Единственный страх, который очень тяжело убрать у человека, это страх того, что ты никогда не сможешь стать другим. Иногда появляется уверенность, и все слова удается произнести без запинки, но контролировать эти моменты практически невозможно. Я не видела, как это можно сделать. Мне нечего было пересказать Маше, чтобы заставить ее задуматься. Я не знала, как повлиять на ее ситуацию.
Нельзя было помочь детям больным раком, если они уже родились с этим недугом. Взрослым, с одной стороны, было тоже несложно помочь, потому что чаще всего все их болезни случаются от их мировосприятия и мироощущения. Но с другой, очень мало кто из людей готов слушать, где и как он был не прав, где и как он перегнул или недогнул палку. Бывает, что в жизнь человека врывается какой-то рок. Как тогда быть? Можно еще раз рассказать об этом человеку и показать ему, над какими эмоциями стоит работать. Нечто похожее делают психологи, но им сложнее, они не видят полной картины. А мне достаточно было несколько секунд, чтобы увидеть самую суть: самое ключевое, что находится в человеке, что его гнетет или делает счастливым. Жаль, что счастливыми умеют быть очень немногие.

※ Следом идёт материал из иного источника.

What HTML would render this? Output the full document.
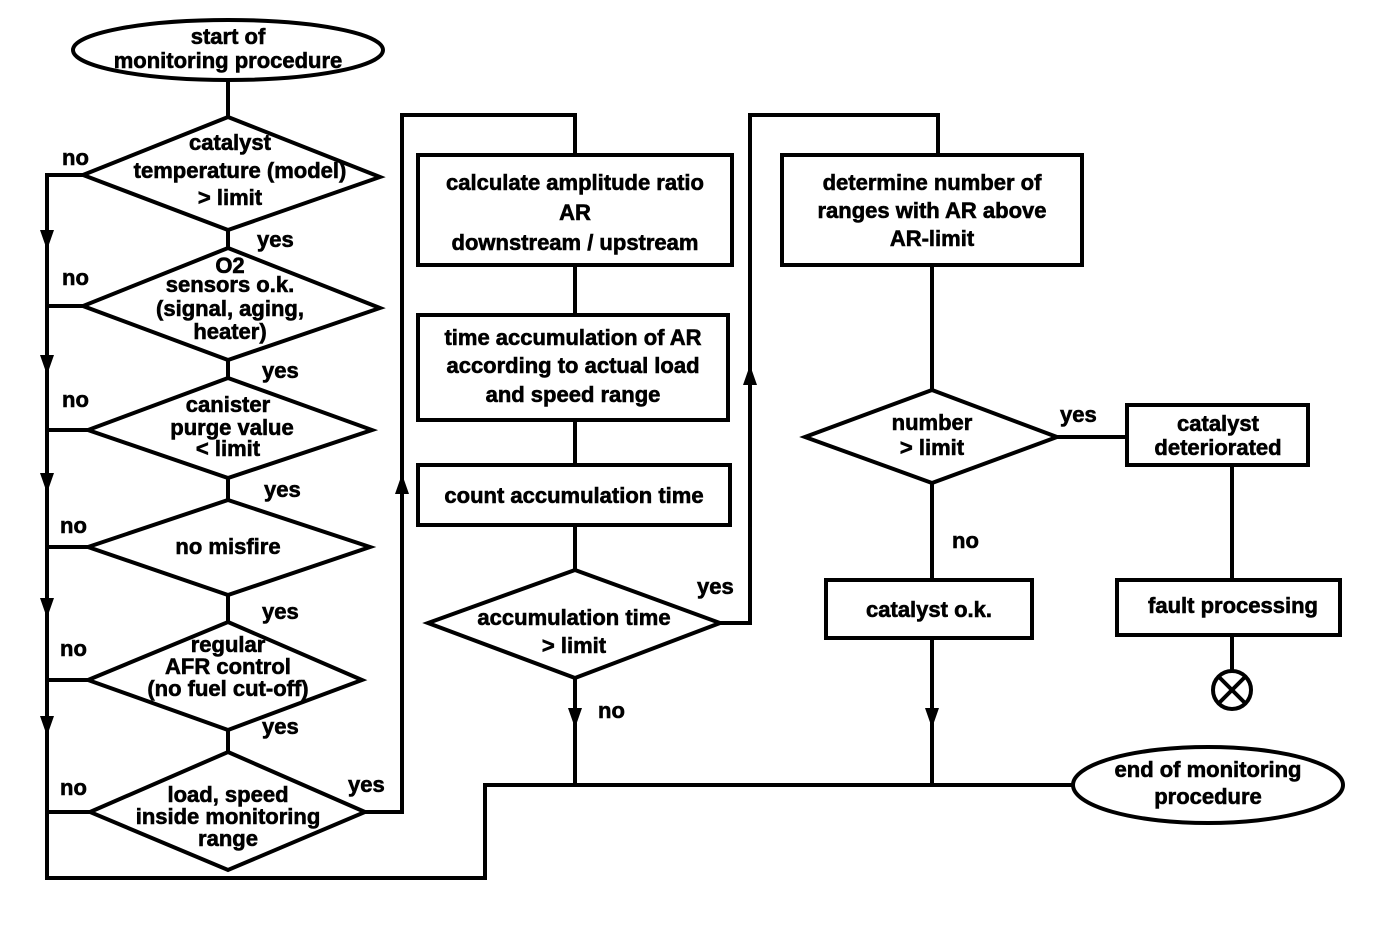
<!DOCTYPE html>
<html><head><meta charset="utf-8"><style>
html,body{margin:0;padding:0;background:#fff}
svg text{font-family:"Liberation Sans",Arial,sans-serif;font-weight:bold;font-size:22px;fill:#000;text-anchor:middle;stroke:#000;stroke-width:0.6px}
</style></head><body>
<svg width="1392" height="920" viewBox="0 0 1392 920" xmlns="http://www.w3.org/2000/svg">
<g stroke="#000" stroke-width="4" fill="none">
<ellipse cx="228" cy="50" rx="155" ry="30"/>
<line x1="228" y1="80" x2="228" y2="117"/>
<polygon points="228,117 380,177 228,230 83,175"/>
<line x1="228" y1="230" x2="228" y2="248"/>
<polygon points="228,248 380,308 228,360 83,306"/>
<line x1="228" y1="360" x2="228" y2="378"/>
<polygon points="228,378 372,430 228,478 88,430"/>
<line x1="228" y1="478" x2="228" y2="500"/>
<polygon points="228,500 370,547 228,595 88,547"/>
<line x1="228" y1="595" x2="228" y2="622"/>
<polygon points="228,622 362,680 228,730 88,680"/>
<line x1="228" y1="730" x2="228" y2="752"/>
<polygon points="228,752 365,812 228,870 90,812"/>
<polyline points="83,175 47,175 47,878 485,878 485,785 1075,785"/>
<line x1="47" y1="306" x2="83" y2="306"/>
<line x1="47" y1="430" x2="88" y2="430"/>
<line x1="47" y1="547" x2="88" y2="547"/>
<line x1="47" y1="680" x2="88" y2="680"/>
<line x1="47" y1="812" x2="90" y2="812"/>
<polyline points="365,812 402,812 402,115 575,115 575,155"/>
<rect x="418" y="155" width="314" height="110"/>
<line x1="575" y1="265" x2="575" y2="315"/>
<rect x="418" y="315" width="310" height="105"/>
<line x1="575" y1="420" x2="575" y2="465"/>
<rect x="418" y="465" width="312" height="60"/>
<line x1="575" y1="525" x2="575" y2="570"/>
<polygon points="575,570 720,623 575,678 428,623"/>
<line x1="575" y1="678" x2="575" y2="785"/>
<polyline points="720,623 750,623 750,115 938,115 938,155"/>
<rect x="782" y="155" width="300" height="110"/>
<line x1="932" y1="265" x2="932" y2="390"/>
<polygon points="932,390 1057,437 932,483 805,437"/>
<line x1="932" y1="483" x2="932" y2="580"/>
<rect x="826" y="580" width="206" height="58"/>
<line x1="932" y1="638" x2="932" y2="785"/>
<line x1="1057" y1="437" x2="1127" y2="437"/>
<rect x="1127" y="405" width="181" height="60"/>
<line x1="1232" y1="465" x2="1232" y2="580"/>
<rect x="1117" y="580" width="223" height="55"/>
<line x1="1232" y1="635" x2="1232" y2="670"/>
<circle cx="1232" cy="690" r="19"/>
<line x1="1219" y1="677" x2="1245" y2="703"/>
<line x1="1245" y1="677" x2="1219" y2="703"/>
<ellipse cx="1208" cy="785" rx="135" ry="38"/>
</g>
<g fill="#000">
<path d="M40,230 L54,230 L47,250 z"/>
<path d="M40,355 L54,355 L47,375 z"/>
<path d="M40,473 L54,473 L47,493 z"/>
<path d="M40,598 L54,598 L47,618 z"/>
<path d="M40,716 L54,716 L47,736 z"/>
<path d="M395,494 L409,494 L402,474 z"/>
<path d="M743,385 L757,385 L750,365 z"/>
<path d="M568,708 L582,708 L575,728 z"/>
<path d="M925,708 L939,708 L932,728 z"/>
</g>
<text x="228" y="44">start of</text>
<text x="228" y="68">monitoring procedure</text>
<text x="230" y="150">catalyst</text>
<text x="240" y="178">temperature (model)</text>
<text x="230" y="205">&gt; limit</text>
<text x="230" y="273">O2</text>
<text x="230" y="292">sensors o.k.</text>
<text x="230" y="316">(signal, aging,</text>
<text x="230" y="339">heater)</text>
<text x="228" y="412">canister</text>
<text x="232" y="435">purge value</text>
<text x="228" y="456">&lt; limit</text>
<text x="228" y="554">no misfire</text>
<text x="228" y="652">regular</text>
<text x="228" y="674">AFR control</text>
<text x="228" y="696">(no fuel cut-off)</text>
<text x="228" y="802">load, speed</text>
<text x="228" y="824">inside monitoring</text>
<text x="228" y="846">range</text>
<text x="62" y="165" style="text-anchor:start">no</text>
<text x="62" y="285" style="text-anchor:start">no</text>
<text x="62" y="407" style="text-anchor:start">no</text>
<text x="60" y="533" style="text-anchor:start">no</text>
<text x="60" y="656" style="text-anchor:start">no</text>
<text x="60" y="795" style="text-anchor:start">no</text>
<text x="257" y="247" style="text-anchor:start">yes</text>
<text x="262" y="378" style="text-anchor:start">yes</text>
<text x="264" y="497" style="text-anchor:start">yes</text>
<text x="262" y="619" style="text-anchor:start">yes</text>
<text x="262" y="734" style="text-anchor:start">yes</text>
<text x="348" y="792" style="text-anchor:start">yes</text>
<text x="697" y="594" style="text-anchor:start">yes</text>
<text x="598" y="718" style="text-anchor:start">no</text>
<text x="1060" y="422" style="text-anchor:start">yes</text>
<text x="952" y="548" style="text-anchor:start">no</text>
<text x="575" y="190">calculate amplitude ratio</text>
<text x="575" y="220">AR</text>
<text x="575" y="250">downstream / upstream</text>
<text x="573" y="345">time accumulation of AR</text>
<text x="573" y="373">according to actual load</text>
<text x="573" y="402">and speed range</text>
<text x="574" y="503">count accumulation time</text>
<text x="574" y="625">accumulation time</text>
<text x="574" y="653">&gt; limit</text>
<text x="932" y="190">determine number of</text>
<text x="932" y="218">ranges with AR above</text>
<text x="932" y="246">AR-limit</text>
<text x="932" y="430">number</text>
<text x="932" y="455">&gt; limit</text>
<text x="929" y="617">catalyst o.k.</text>
<text x="1218" y="431">catalyst</text>
<text x="1218" y="455">deteriorated</text>
<text x="1233" y="613">fault processing</text>
<text x="1208" y="777">end of monitoring</text>
<text x="1208" y="804">procedure</text>
</svg>
</body></html>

А сейчас, сидя в комнате в позе для медитации, я видела, как Маша негодует. Маша считала меня безупречной, невероятной. Хоть и прошло всего лишь полтора месяца с нашего первого знакомства, Маша считала, что во мне заложен глубокий потенциал, что я смогу встать и полететь, если захочу. Но ничего подобного со мной почему-то пока еще не происходило. Была еще одна важная деталь: Маша восхищалась тем, чего у нее не было, моей внешностью и здоровьем.
Я ей ответила:
– В детдоме у меня было прозвище Блаженная. Ко мне маленькие приходили за помощью. Я часто видела, когда кто-то хочет затеять что-то недоброе. Всем злодеям стало скучно, я всегда заранее знала, кто и что готовит. Никто не мог пройти мимо. Как Бэтмен, прилетала и всех спасала. Одно время ко мне приходили толпы людей за помощью. Чуть не погорели на этом. Хотели меня отдать или продать, спасла воспитательница. Она меня вообще очень часто спасала, в том числе от себя. Она меня учила и сейчас еще учит жить в рациональном мире, действовать по уму, делать хорошо то, что получается, и любить то, что вокруг. Лучше не будет. Поэтому, Маш, я стараюсь не брать на себя лишнее. Каждый из нас безупречен и может все, абсолютно все, но не сразу, не сиюминутно. А иначе мы все сгорим как факелы. Я одно время и хотела так сделать, меня Нина Ивановна – воспитательница моя спасла. Просто поговорила. Ровно так, как я обычно делаю с людьми. Маш, давай лучше вместе заниматься, ты же будешь держать спину с первых упражнений, я знаю. Я уверена.
Сначала Маша улыбнулась, потом нахмурилась. Хотела что-то сказать и на протяжном «м-м-м» вышла из комнаты. Я поняла, что Маша задумала какое-то безотлагательное дело, что слова мои ее обрадовали, но ей нужно что-то обдумать и что-то сделать. Через какое-то время Маша вернулась с несколькими книгами по йоге и цигуну.
– Вот. Д-давай изучать вместе, – Маша улыбалась, как счастливый пионер в предвкушении подвига.
Я улыбнулась в ответ. Маше просто хотелось дружбы, просто хотелось делать что-то вместе и обсуждать это.
– Да, конечно. Давай читать, а потом делать упражнения. Давай я только закончу изучать эту книгу. Может, ты тоже будешь иногда ее брать у меня и читать.
– Хорошо, с уд-д-довольствием!
Я открыла прекрасное таинство дружбы. Раньше самым близким моим человеком была только Нина Ивановна, никто из детей не пытался предложить мне именно дружбу. Просили о помощи, прибегали, благодарили, но не пытались дать совет или захотеть приблизиться, окунуться в мою душу. Держались на расстоянии. Меня окружало много людей с дефицитом дружбы, любви, внимания. Им приходилось несладко в детдоме без подлинной заботы родителей. Но сейчас именно в Маше я почувствовала человека, с которым у меня много общего. Человека-сверстника, который не отдаляется от тебя, а, наоборот, готов поддержать, согреть своим теплом и вниманием, который хочет дружить. Я начинала лучше себя чувствовать, странные ощущения почти отступили.